Steric hindrance, the concerted or stepwise nature of the reaction mechanism, and catalyst influence significantly affect the stereochemical outcome. Bulky groups can direct incoming reagents to less hindered faces, while specific catalysts can create a chiral environment favoring a particular stereoisomer. These influences collectively determine the spatial arrangement of atoms in the major product.

A Step-by-Step Approach to Predicting Major Products

Predicting the major product of a chemical reaction involves integrating foundational concepts: thermodynamics, kinetics, regioselectivity, and stereoselectivity. First, thoroughly analyze reactants and reaction conditions. Identify functional groups, understand reagent nature (e.g., strong nucleophile, bulky base, oxidizing agent), and note environmental factors like solvent and temperature.

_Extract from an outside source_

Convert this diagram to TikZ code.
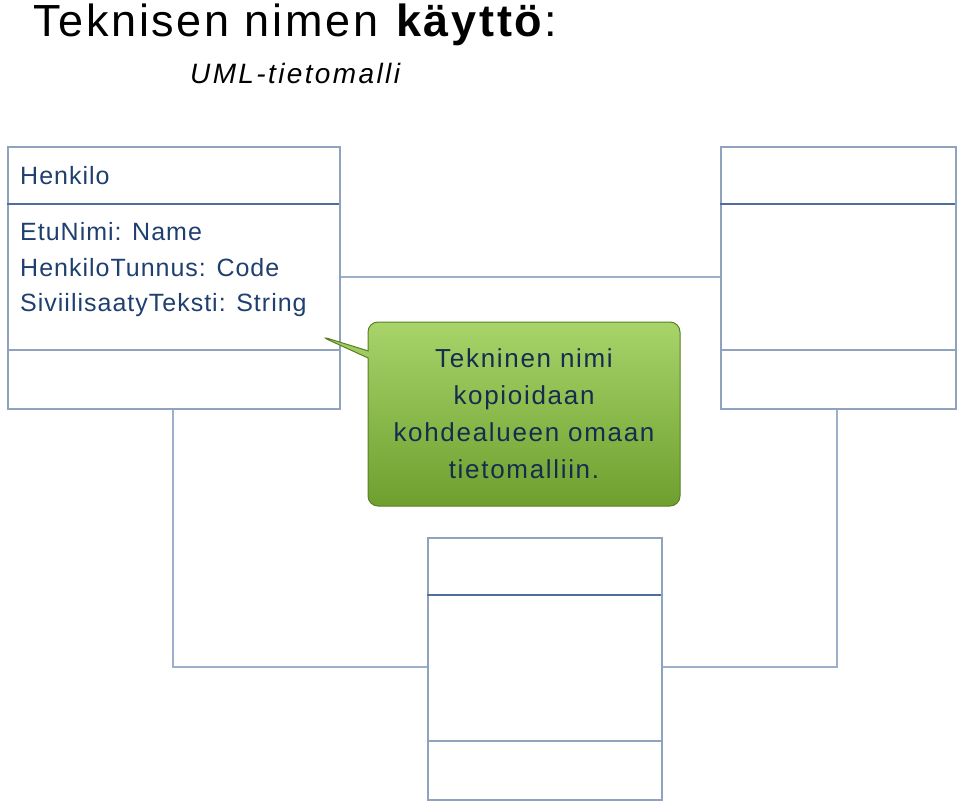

Next, determine the general reaction type based on identified functional groups and reagents. This could be substitution, elimination, addition, oxidation, or reduction, each with characteristic mechanisms. Then, consider potential reaction intermediates (carbocations, carbanions, radicals) and assess their relative stabilities. The most stable intermediate dictates the preferred reaction pathway.

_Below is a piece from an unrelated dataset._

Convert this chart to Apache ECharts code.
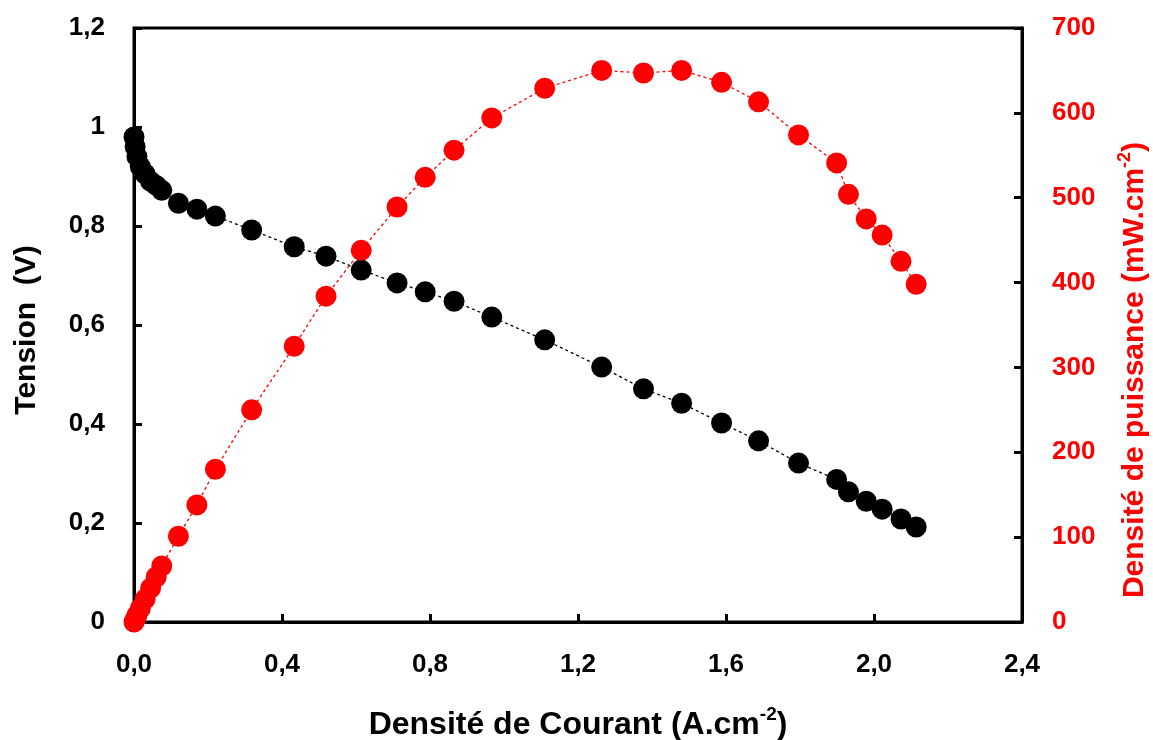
<!DOCTYPE html>
<html><head><meta charset="utf-8">
<script src="https://cdn.jsdelivr.net/npm/echarts@6/dist/echarts.min.js"></script>
<style>html,body{margin:0;padding:0;background:#fff}#c{width:1153px;height:740px}</style>
</head><body><div id="c"></div>
<script>
// Current density (A.cm-2)
const current = [0, 0.003, 0.008, 0.017, 0.03, 0.045, 0.06, 0.075, 0.12, 0.17, 0.22, 0.318, 0.433, 0.519, 0.614, 0.711, 0.787, 0.865, 0.967, 1.11, 1.264, 1.377, 1.48, 1.588, 1.688, 1.796, 1.899, 1.931, 1.979, 2.022, 2.073, 2.114];
// Voltage (V)
const voltage = [0.98, 0.96, 0.94, 0.92, 0.905, 0.89, 0.882, 0.872, 0.846, 0.834, 0.82, 0.792, 0.758, 0.739, 0.711, 0.685, 0.667, 0.648, 0.616, 0.570, 0.515, 0.471, 0.442, 0.402, 0.366, 0.321, 0.288, 0.263, 0.244, 0.228, 0.208, 0.192];
// Power density (mW.cm-2)
const power = [0, 3, 8, 16, 27, 40, 53, 66, 101, 138, 180, 250, 325, 384, 438, 489, 524, 556, 594, 629, 650, 647, 650, 636, 613, 574, 541, 504, 475, 456, 425, 398];

const font = '"Liberation Sans", Arial, sans-serif';
const chart = echarts.init(document.getElementById('c'));
chart.setOption({
  animation: false,
  grid: {left: 134, right: 131, top: 28, bottom: 118, show: true, borderColor: '#000', borderWidth: 3, backgroundColor: 'transparent', containLabel: false, outerBoundsMode: 'none'},
  xAxis: {
    type: 'value', min: 0, max: 2.4, interval: 0.4,
    axisLine: {lineStyle: {color: '#000', width: 3}},
    axisTick: {inside: true, length: 8, lineStyle: {color: '#000', width: 3}},
    splitLine: {show: false},
    axisLabel: {color: '#000', fontSize: 26, fontWeight: 'bold', fontFamily: font, margin: 30,
      formatter: v => v.toFixed(1).replace('.', ',')},
    name: '{t|Densité de Courant (A.cm}{s|-2}{t|)}',
    nameLocation: 'middle', nameGap: 83,
    nameTextStyle: {rich: {
      t: {fontSize: 32, fontWeight: 'bold', fontFamily: font, color: '#000'},
      s: {fontSize: 19, fontWeight: 'bold', fontFamily: font, color: '#000', verticalAlign: 'top', lineHeight: 40}
    }}
  },
  yAxis: [{
    type: 'value', min: 0, max: 1.2, interval: 0.2, position: 'left',
    axisLine: {lineStyle: {color: '#000', width: 3}},
    axisTick: {inside: true, length: 8, lineStyle: {color: '#000', width: 3}},
    splitLine: {show: false},
    axisLabel: {color: '#000', fontSize: 26, fontWeight: 'bold', fontFamily: font, margin: 29,
      formatter: v => v === 0 ? '0' : (+v.toFixed(1) === Math.round(v) ? String(Math.round(v)) : v.toFixed(1).replace('.', ','))},
    name: 'Tension  (V)', nameLocation: 'middle', nameGap: 92, nameRotate: 90,
    nameTextStyle: {fontSize: 30, fontWeight: 'bold', fontFamily: font, color: '#000', padding: [0, 10, 0, 0]}
  }, {
    type: 'value', min: 0, max: 700, interval: 100, position: 'right',
    axisLine: {lineStyle: {color: '#000', width: 3}},
    axisTick: {inside: true, length: 8, lineStyle: {color: '#000', width: 3}},
    splitLine: {show: false},
    axisLabel: {color: '#ff0000', fontSize: 26, fontWeight: 'bold', fontFamily: font, margin: 30},
    name: '{t|Densité de puissance (mW.cm}{s|-2}{t|)}',
    nameLocation: 'middle', nameGap: 94, nameRotate: 90,
    nameTextStyle: {padding: [0, 90, 0, 0], rich: {
      t: {fontSize: 30, fontWeight: 'bold', fontFamily: font, color: '#ff0000'},
      s: {fontSize: 18, fontWeight: 'bold', fontFamily: font, color: '#ff0000', verticalAlign: 'top', lineHeight: 38}
    }}
  }],
  series: [{
    type: 'line', yAxisIndex: 0, clip: false,
    data: current.map((x, i) => [x, voltage[i]]),
    symbol: 'circle', symbolSize: 21, showSymbol: true,
    itemStyle: {color: '#000'},
    lineStyle: {color: '#000', width: 1.3, type: [3, 3]}
  }, {
    type: 'line', yAxisIndex: 1, clip: false,
    data: current.map((x, i) => [x, power[i]]),
    symbol: 'circle', symbolSize: 21, showSymbol: true,
    itemStyle: {color: '#ff0000'},
    lineStyle: {color: '#ff0000', width: 1.3, type: [3, 3]}
  }]
});
</script></body></html>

Once the reaction type and intermediates are understood, apply regioselectivity rules to determine where the reaction occurs on the molecule. Consider principles like Markovnikov’s rule for additions, anti-Markovnikov conditions, or Zaitsev’s and Hofmann’s rules for eliminations, depending on the reaction. Next, apply stereoselectivity rules to predict the product’s spatial orientation. Consider syn or anti addition, preferential E or Z isomer formation, or creation of specific stereoisomers at new chiral centers.

Finally, evaluate whether thermodynamic or kinetic control dominates under the given reaction conditions. Higher temperatures and longer times favor the thermodynamically more stable product, while lower temperatures and shorter times favor the kinetically faster-formed product. By combining these considerations, one can predict the most likely major product and justify its formation. For instance, in HBr addition to 1-butene, a primary carbocation initially forms, then rearranges to a more stable secondary carbocation, leading to 2-bromobutane as the major product due to Markovnikov’s rule and carbocation stability.